▶ _Given material_

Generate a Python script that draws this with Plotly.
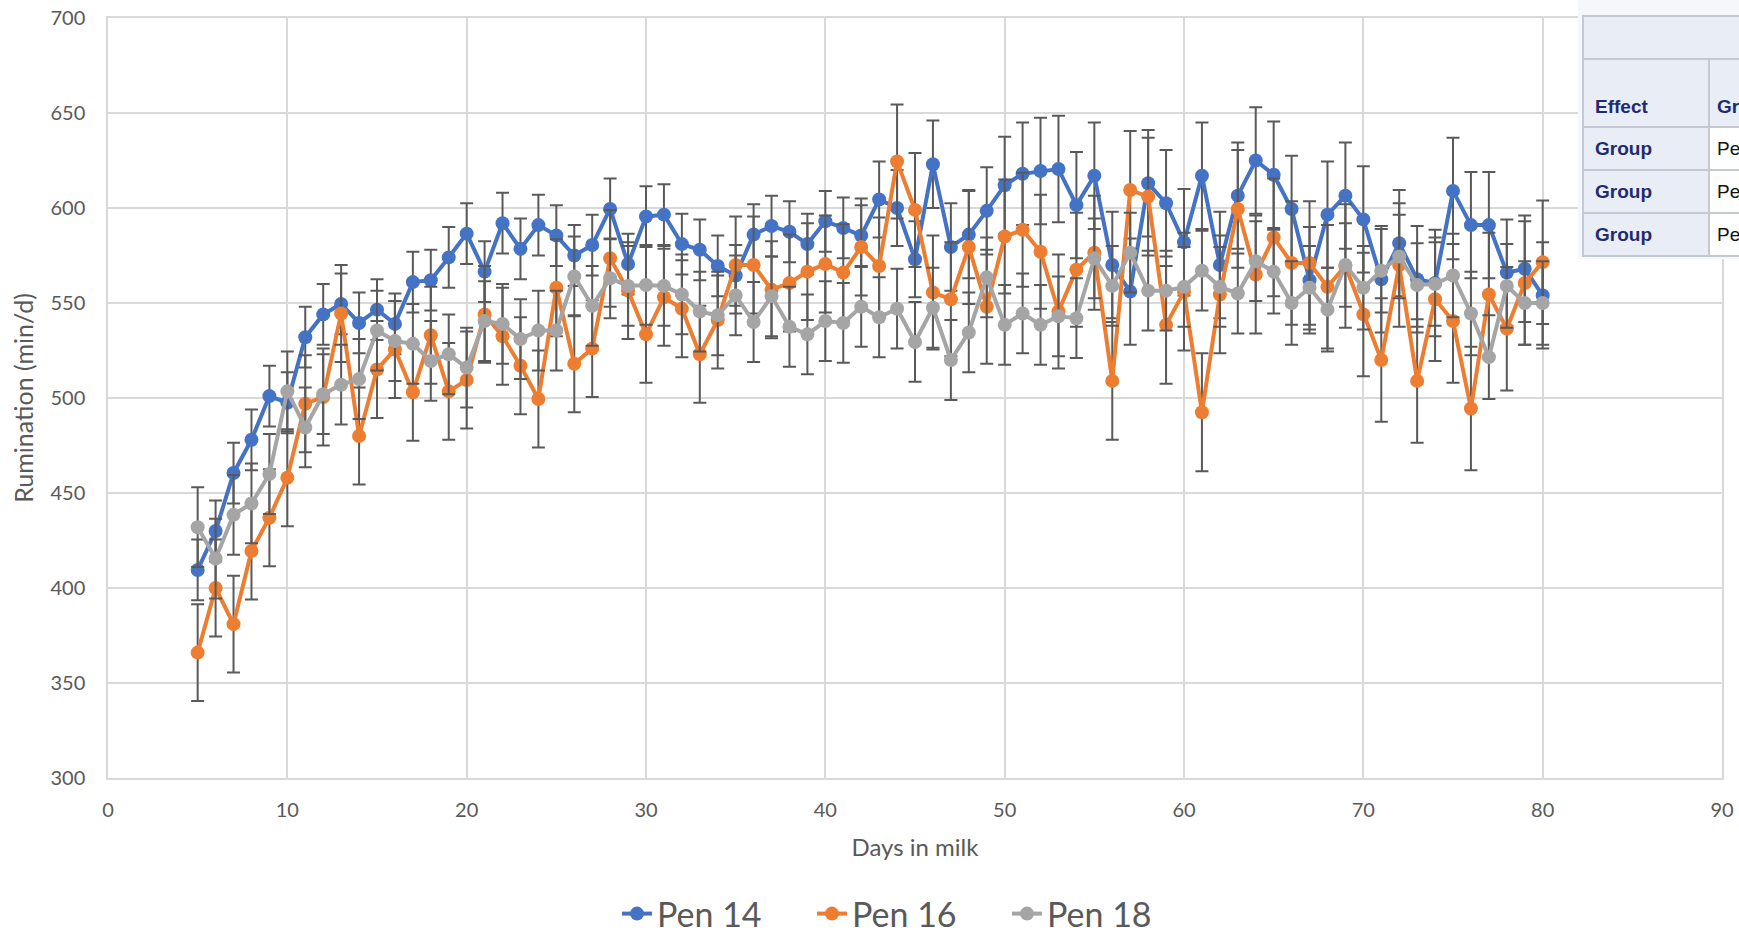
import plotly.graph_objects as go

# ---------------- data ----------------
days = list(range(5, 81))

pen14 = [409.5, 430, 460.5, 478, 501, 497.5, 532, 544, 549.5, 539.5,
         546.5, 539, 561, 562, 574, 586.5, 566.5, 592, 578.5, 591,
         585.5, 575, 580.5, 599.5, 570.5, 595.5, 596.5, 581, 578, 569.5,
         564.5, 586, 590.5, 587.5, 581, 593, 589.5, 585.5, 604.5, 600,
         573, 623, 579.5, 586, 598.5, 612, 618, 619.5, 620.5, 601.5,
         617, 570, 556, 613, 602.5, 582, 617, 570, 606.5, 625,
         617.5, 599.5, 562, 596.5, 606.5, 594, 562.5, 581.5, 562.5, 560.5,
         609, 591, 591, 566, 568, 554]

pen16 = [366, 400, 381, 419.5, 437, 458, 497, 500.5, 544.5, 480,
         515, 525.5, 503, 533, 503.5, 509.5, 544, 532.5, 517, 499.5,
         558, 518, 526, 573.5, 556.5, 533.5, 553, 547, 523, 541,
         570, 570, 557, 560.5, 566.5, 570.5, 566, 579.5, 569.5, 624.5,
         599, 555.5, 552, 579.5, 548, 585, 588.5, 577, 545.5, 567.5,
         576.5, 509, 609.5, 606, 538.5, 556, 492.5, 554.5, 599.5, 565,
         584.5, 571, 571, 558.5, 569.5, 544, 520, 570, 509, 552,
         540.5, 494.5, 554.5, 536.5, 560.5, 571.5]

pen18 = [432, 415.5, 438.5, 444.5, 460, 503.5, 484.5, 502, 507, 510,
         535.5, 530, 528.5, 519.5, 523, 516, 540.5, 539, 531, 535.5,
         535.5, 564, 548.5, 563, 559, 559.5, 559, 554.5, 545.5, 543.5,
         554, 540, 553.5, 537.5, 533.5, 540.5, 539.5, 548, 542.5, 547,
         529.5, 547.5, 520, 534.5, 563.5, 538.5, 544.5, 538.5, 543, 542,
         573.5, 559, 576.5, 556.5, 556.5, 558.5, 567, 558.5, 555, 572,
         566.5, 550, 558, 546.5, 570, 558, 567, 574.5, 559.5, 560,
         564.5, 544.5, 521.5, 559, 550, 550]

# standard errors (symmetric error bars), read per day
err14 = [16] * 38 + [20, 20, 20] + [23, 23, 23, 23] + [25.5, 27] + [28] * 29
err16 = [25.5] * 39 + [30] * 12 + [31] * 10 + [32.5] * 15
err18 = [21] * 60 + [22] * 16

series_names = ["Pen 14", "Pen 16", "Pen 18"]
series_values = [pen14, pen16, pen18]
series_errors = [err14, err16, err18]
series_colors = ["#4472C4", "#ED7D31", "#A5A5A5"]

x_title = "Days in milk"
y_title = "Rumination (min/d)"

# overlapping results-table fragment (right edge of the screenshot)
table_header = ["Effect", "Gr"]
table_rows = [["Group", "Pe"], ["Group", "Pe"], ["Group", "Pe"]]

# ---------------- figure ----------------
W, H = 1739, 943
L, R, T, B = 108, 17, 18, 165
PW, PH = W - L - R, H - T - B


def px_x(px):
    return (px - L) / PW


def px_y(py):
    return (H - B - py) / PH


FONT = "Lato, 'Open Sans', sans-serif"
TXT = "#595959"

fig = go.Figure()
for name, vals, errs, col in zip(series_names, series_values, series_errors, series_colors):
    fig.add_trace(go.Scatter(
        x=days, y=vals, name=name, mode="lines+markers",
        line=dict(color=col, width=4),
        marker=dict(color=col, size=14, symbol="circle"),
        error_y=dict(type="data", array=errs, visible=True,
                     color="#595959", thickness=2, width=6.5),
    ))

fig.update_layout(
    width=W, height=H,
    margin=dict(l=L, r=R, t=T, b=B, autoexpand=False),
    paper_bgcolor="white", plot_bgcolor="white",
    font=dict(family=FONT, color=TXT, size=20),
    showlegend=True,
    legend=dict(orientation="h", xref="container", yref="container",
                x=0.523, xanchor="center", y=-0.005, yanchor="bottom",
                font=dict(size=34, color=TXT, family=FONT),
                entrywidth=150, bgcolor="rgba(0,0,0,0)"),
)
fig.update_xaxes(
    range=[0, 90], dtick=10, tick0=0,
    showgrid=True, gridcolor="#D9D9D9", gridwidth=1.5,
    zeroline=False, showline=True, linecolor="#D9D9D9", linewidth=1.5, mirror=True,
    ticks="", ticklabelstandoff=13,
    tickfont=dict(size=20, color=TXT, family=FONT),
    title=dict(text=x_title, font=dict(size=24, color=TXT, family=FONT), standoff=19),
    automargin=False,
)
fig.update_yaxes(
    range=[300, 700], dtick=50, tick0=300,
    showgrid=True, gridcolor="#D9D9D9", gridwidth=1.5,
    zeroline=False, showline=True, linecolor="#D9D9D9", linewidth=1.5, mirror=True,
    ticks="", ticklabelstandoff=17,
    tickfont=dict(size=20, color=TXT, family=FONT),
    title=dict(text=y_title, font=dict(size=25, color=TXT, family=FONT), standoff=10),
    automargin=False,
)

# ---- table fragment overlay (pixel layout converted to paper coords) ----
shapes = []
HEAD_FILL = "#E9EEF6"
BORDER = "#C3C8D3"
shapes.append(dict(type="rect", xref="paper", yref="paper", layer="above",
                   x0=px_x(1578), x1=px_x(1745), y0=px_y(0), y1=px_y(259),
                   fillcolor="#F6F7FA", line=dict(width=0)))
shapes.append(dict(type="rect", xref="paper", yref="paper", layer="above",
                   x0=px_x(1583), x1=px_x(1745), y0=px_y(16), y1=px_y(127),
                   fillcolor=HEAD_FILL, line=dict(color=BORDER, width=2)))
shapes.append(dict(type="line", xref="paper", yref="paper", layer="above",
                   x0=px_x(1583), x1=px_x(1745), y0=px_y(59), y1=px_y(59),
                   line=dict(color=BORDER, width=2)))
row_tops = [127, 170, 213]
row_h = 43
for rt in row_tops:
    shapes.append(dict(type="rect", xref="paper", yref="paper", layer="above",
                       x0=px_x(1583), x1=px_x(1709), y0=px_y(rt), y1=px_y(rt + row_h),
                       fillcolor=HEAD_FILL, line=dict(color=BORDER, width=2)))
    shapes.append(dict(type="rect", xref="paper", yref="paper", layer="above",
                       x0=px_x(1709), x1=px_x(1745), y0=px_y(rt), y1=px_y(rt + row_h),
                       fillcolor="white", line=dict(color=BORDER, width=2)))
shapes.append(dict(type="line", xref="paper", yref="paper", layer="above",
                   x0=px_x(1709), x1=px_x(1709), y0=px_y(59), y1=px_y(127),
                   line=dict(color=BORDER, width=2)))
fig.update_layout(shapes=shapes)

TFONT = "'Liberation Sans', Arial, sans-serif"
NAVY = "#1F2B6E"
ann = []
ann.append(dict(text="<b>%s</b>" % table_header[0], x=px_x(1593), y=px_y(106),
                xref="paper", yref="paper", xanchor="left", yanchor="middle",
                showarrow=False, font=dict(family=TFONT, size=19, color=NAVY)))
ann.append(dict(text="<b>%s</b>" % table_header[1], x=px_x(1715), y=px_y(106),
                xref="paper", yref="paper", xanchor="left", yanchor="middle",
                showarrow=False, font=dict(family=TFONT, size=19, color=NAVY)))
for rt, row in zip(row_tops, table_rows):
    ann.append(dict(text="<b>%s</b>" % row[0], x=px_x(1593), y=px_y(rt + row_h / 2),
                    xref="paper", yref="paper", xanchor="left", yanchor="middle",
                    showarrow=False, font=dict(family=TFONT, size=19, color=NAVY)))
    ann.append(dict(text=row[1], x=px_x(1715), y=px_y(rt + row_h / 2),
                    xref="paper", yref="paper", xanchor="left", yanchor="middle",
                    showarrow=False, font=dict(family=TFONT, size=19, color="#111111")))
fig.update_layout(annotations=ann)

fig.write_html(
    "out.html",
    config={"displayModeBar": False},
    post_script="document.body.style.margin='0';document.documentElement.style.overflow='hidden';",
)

▶ _Task prompt_
Go from the first line of the data above to the line containing "err18 = [21] * 60 + [22] * 16" and retype exactly those lines, both included, but none of the pictures.

▶ _Answer for this exercise_
Generate a Python script that draws this with Plotly.
import plotly.graph_objects as go

# ---------------- data ----------------
days = list(range(5, 81))

pen14 = [409.5, 430, 460.5, 478, 501, 497.5, 532, 544, 549.5, 539.5,
         546.5, 539, 561, 562, 574, 586.5, 566.5, 592, 578.5, 591,
         585.5, 575, 580.5, 599.5, 570.5, 595.5, 596.5, 581, 578, 569.5,
         564.5, 586, 590.5, 587.5, 581, 593, 589.5, 585.5, 604.5, 600,
         573, 623, 579.5, 586, 598.5, 612, 618, 619.5, 620.5, 601.5,
         617, 570, 556, 613, 602.5, 582, 617, 570, 606.5, 625,
         617.5, 599.5, 562, 596.5, 606.5, 594, 562.5, 581.5, 562.5, 560.5,
         609, 591, 591, 566, 568, 554]

pen16 = [366, 400, 381, 419.5, 437, 458, 497, 500.5, 544.5, 480,
         515, 525.5, 503, 533, 503.5, 509.5, 544, 532.5, 517, 499.5,
         558, 518, 526, 573.5, 556.5, 533.5, 553, 547, 523, 541,
         570, 570, 557, 560.5, 566.5, 570.5, 566, 579.5, 569.5, 624.5,
         599, 555.5, 552, 579.5, 548, 585, 588.5, 577, 545.5, 567.5,
         576.5, 509, 609.5, 606, 538.5, 556, 492.5, 554.5, 599.5, 565,
         584.5, 571, 571, 558.5, 569.5, 544, 520, 570, 509, 552,
         540.5, 494.5, 554.5, 536.5, 560.5, 571.5]

pen18 = [432, 415.5, 438.5, 444.5, 460, 503.5, 484.5, 502, 507, 510,
         535.5, 530, 528.5, 519.5, 523, 516, 540.5, 539, 531, 535.5,
         535.5, 564, 548.5, 563, 559, 559.5, 559, 554.5, 545.5, 543.5,
         554, 540, 553.5, 537.5, 533.5, 540.5, 539.5, 548, 542.5, 547,
         529.5, 547.5, 520, 534.5, 563.5, 538.5, 544.5, 538.5, 543, 542,
         573.5, 559, 576.5, 556.5, 556.5, 558.5, 567, 558.5, 555, 572,
         566.5, 550, 558, 546.5, 570, 558, 567, 574.5, 559.5, 560,
         564.5, 544.5, 521.5, 559, 550, 550]

# standard errors (symmetric error bars), read per day
err14 = [16] * 38 + [20, 20, 20] + [23, 23, 23, 23] + [25.5, 27] + [28] * 29
err16 = [25.5] * 39 + [30] * 12 + [31] * 10 + [32.5] * 15
err18 = [21] * 60 + [22] * 16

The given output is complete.